• SOURCE DATA:
****************************************

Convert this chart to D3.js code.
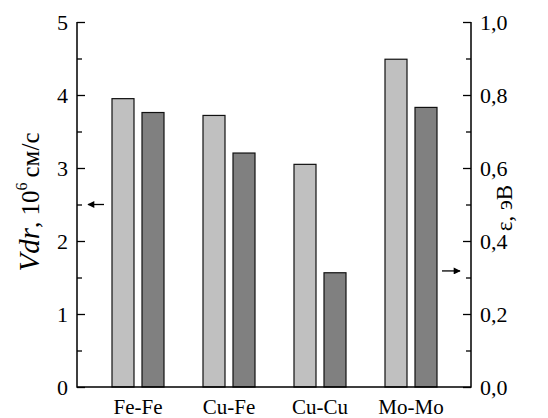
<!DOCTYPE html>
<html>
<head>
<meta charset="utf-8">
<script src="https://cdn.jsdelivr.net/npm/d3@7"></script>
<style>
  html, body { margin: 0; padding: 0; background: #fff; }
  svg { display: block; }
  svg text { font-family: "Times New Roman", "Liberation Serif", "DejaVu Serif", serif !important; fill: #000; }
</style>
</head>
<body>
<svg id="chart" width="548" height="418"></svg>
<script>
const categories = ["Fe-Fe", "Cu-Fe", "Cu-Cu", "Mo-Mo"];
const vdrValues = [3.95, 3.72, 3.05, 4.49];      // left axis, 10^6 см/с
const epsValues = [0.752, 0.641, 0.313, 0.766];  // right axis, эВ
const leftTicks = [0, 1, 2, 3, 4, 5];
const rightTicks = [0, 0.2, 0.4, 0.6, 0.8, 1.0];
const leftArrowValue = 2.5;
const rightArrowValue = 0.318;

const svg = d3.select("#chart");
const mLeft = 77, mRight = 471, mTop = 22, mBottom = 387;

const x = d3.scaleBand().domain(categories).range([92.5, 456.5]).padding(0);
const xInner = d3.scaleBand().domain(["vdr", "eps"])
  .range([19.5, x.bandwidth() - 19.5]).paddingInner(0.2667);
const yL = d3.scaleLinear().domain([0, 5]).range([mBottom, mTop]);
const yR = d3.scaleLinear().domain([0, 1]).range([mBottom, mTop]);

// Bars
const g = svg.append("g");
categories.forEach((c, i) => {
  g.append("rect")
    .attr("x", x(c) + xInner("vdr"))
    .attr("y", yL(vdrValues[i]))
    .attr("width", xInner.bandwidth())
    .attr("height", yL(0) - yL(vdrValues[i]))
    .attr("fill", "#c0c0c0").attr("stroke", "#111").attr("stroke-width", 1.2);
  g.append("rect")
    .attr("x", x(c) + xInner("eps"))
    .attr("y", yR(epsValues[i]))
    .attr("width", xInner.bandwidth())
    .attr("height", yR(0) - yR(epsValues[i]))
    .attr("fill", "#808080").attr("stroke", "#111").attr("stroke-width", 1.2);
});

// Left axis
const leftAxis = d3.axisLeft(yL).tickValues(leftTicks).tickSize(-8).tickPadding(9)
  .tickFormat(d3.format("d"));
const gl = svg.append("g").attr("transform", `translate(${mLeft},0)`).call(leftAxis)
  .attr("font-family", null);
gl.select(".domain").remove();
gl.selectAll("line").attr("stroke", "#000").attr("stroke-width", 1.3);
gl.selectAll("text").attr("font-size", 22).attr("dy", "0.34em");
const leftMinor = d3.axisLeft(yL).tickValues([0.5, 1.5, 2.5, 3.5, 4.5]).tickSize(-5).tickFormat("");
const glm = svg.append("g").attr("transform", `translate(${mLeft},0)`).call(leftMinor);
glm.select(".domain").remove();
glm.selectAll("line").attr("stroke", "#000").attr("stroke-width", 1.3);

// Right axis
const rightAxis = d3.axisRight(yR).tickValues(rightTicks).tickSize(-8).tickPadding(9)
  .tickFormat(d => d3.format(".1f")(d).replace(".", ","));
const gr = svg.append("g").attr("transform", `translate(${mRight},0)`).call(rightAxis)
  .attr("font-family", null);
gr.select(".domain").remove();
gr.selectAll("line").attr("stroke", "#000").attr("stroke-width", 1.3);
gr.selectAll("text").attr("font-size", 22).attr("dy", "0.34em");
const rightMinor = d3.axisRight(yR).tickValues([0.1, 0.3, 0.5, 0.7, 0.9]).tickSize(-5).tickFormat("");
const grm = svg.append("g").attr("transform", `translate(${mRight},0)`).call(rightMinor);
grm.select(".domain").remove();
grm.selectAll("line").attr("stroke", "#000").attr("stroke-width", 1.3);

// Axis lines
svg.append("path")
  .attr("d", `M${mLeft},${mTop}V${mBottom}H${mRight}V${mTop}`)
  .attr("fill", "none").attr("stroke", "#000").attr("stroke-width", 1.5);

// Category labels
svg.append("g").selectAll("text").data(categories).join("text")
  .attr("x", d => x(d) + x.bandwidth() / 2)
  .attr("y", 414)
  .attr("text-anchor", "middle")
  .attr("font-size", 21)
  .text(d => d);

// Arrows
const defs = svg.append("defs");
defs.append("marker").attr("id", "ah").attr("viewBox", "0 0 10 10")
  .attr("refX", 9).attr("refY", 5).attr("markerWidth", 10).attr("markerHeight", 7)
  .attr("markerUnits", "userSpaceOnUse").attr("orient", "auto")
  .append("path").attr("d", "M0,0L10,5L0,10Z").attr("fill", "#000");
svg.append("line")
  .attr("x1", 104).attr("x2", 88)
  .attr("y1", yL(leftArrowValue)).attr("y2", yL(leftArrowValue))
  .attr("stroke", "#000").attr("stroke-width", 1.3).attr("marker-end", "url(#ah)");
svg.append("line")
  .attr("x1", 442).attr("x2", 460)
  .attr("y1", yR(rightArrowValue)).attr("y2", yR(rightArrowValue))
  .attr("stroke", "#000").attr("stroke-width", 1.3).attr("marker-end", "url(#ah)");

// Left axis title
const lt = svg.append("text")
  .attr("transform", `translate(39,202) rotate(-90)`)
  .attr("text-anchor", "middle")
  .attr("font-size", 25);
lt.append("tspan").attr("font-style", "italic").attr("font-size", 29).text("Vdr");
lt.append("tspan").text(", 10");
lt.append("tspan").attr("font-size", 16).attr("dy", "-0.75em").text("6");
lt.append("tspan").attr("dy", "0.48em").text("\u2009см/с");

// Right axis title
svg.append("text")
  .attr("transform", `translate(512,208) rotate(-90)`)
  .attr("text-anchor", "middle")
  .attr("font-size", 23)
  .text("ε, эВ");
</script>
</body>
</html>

****************************************

• TASK INSTRUCTIONS:
Leave the pictures out and copy the rest of the data exactly.

• EXERCISE RESPONSE:
Convert this chart to D3.js code.
<!DOCTYPE html>
<html>
<head>
<meta charset="utf-8">
<script src="https://cdn.jsdelivr.net/npm/d3@7"></script>
<style>
  html, body { margin: 0; padding: 0; background: #fff; }
  svg { display: block; }
  svg text { font-family: "Times New Roman", "Liberation Serif", "DejaVu Serif", serif !important; fill: #000; }
</style>
</head>
<body>
<svg id="chart" width="548" height="418"></svg>
<script>
const categories = ["Fe-Fe", "Cu-Fe", "Cu-Cu", "Mo-Mo"];
const vdrValues = [3.95, 3.72, 3.05, 4.49];      // left axis, 10^6 см/с
const epsValues = [0.752, 0.641, 0.313, 0.766];  // right axis, эВ
const leftTicks = [0, 1, 2, 3, 4, 5];
const rightTicks = [0, 0.2, 0.4, 0.6, 0.8, 1.0];
const leftArrowValue = 2.5;
const rightArrowValue = 0.318;

const svg = d3.select("#chart");
const mLeft = 77, mRight = 471, mTop = 22, mBottom = 387;

const x = d3.scaleBand().domain(categories).range([92.5, 456.5]).padding(0);
const xInner = d3.scaleBand().domain(["vdr", "eps"])
  .range([19.5, x.bandwidth() - 19.5]).paddingInner(0.2667);
const yL = d3.scaleLinear().domain([0, 5]).range([mBottom, mTop]);
const yR = d3.scaleLinear().domain([0, 1]).range([mBottom, mTop]);

// Bars
const g = svg.append("g");
categories.forEach((c, i) => {
  g.append("rect")
    .attr("x", x(c) + xInner("vdr"))
    .attr("y", yL(vdrValues[i]))
    .attr("width", xInner.bandwidth())
    .attr("height", yL(0) - yL(vdrValues[i]))
    .attr("fill", "#c0c0c0").attr("stroke", "#111").attr("stroke-width", 1.2);
  g.append("rect")
    .attr("x", x(c) + xInner("eps"))
    .attr("y", yR(epsValues[i]))
    .attr("width", xInner.bandwidth())
    .attr("height", yR(0) - yR(epsValues[i]))
    .attr("fill", "#808080").attr("stroke", "#111").attr("stroke-width", 1.2);
});

// Left axis
const leftAxis = d3.axisLeft(yL).tickValues(leftTicks).tickSize(-8).tickPadding(9)
  .tickFormat(d3.format("d"));
const gl = svg.append("g").attr("transform", `translate(${mLeft},0)`).call(leftAxis)
  .attr("font-family", null);
gl.select(".domain").remove();
gl.selectAll("line").attr("stroke", "#000").attr("stroke-width", 1.3);
gl.selectAll("text").attr("font-size", 22).attr("dy", "0.34em");
const leftMinor = d3.axisLeft(yL).tickValues([0.5, 1.5, 2.5, 3.5, 4.5]).tickSize(-5).tickFormat("");
const glm = svg.append("g").attr("transform", `translate(${mLeft},0)`).call(leftMinor);
glm.select(".domain").remove();
glm.selectAll("line").attr("stroke", "#000").attr("stroke-width", 1.3);

// Right axis
const rightAxis = d3.axisRight(yR).tickValues(rightTicks).tickSize(-8).tickPadding(9)
  .tickFormat(d => d3.format(".1f")(d).replace(".", ","));
const gr = svg.append("g").attr("transform", `translate(${mRight},0)`).call(rightAxis)
  .attr("font-family", null);
gr.select(".domain").remove();
gr.selectAll("line").attr("stroke", "#000").attr("stroke-width", 1.3);
gr.selectAll("text").attr("font-size", 22).attr("dy", "0.34em");
const rightMinor = d3.axisRight(yR).tickValues([0.1, 0.3, 0.5, 0.7, 0.9]).tickSize(-5).tickFormat("");
const grm = svg.append("g").attr("transform", `translate(${mRight},0)`).call(rightMinor);
grm.select(".domain").remove();
grm.selectAll("line").attr("stroke", "#000").attr("stroke-width", 1.3);

// Axis lines
svg.append("path")
  .attr("d", `M${mLeft},${mTop}V${mBottom}H${mRight}V${mTop}`)
  .attr("fill", "none").attr("stroke", "#000").attr("stroke-width", 1.5);

// Category labels
svg.append("g").selectAll("text").data(categories).join("text")
  .attr("x", d => x(d) + x.bandwidth() / 2)
  .attr("y", 414)
  .attr("text-anchor", "middle")
  .attr("font-size", 21)
  .text(d => d);

// Arrows
const defs = svg.append("defs");
defs.append("marker").attr("id", "ah").attr("viewBox", "0 0 10 10")
  .attr("refX", 9).attr("refY", 5).attr("markerWidth", 10).attr("markerHeight", 7)
  .attr("markerUnits", "userSpaceOnUse").attr("orient", "auto")
  .append("path").attr("d", "M0,0L10,5L0,10Z").attr("fill", "#000");
svg.append("line")
  .attr("x1", 104).attr("x2", 88)
  .attr("y1", yL(leftArrowValue)).attr("y2", yL(leftArrowValue))
  .attr("stroke", "#000").attr("stroke-width", 1.3).attr("marker-end", "url(#ah)");
svg.append("line")
  .attr("x1", 442).attr("x2", 460)
  .attr("y1", yR(rightArrowValue)).attr("y2", yR(rightArrowValue))
  .attr("stroke", "#000").attr("stroke-width", 1.3).attr("marker-end", "url(#ah)");

// Left axis title
const lt = svg.append("text")
  .attr("transform", `translate(39,202) rotate(-90)`)
  .attr("text-anchor", "middle")
  .attr("font-size", 25);
lt.append("tspan").attr("font-style", "italic").attr("font-size", 29).text("Vdr");
lt.append("tspan").text(", 10");
lt.append("tspan").attr("font-size", 16).attr("dy", "-0.75em").text("6");
lt.append("tspan").attr("dy", "0.48em").text("\u2009см/с");

// Right axis title
svg.append("text")
  .attr("transform", `translate(512,208) rotate(-90)`)
  .attr("text-anchor", "middle")
  .attr("font-size", 23)
  .text("ε, эВ");
</script>
</body>
</html>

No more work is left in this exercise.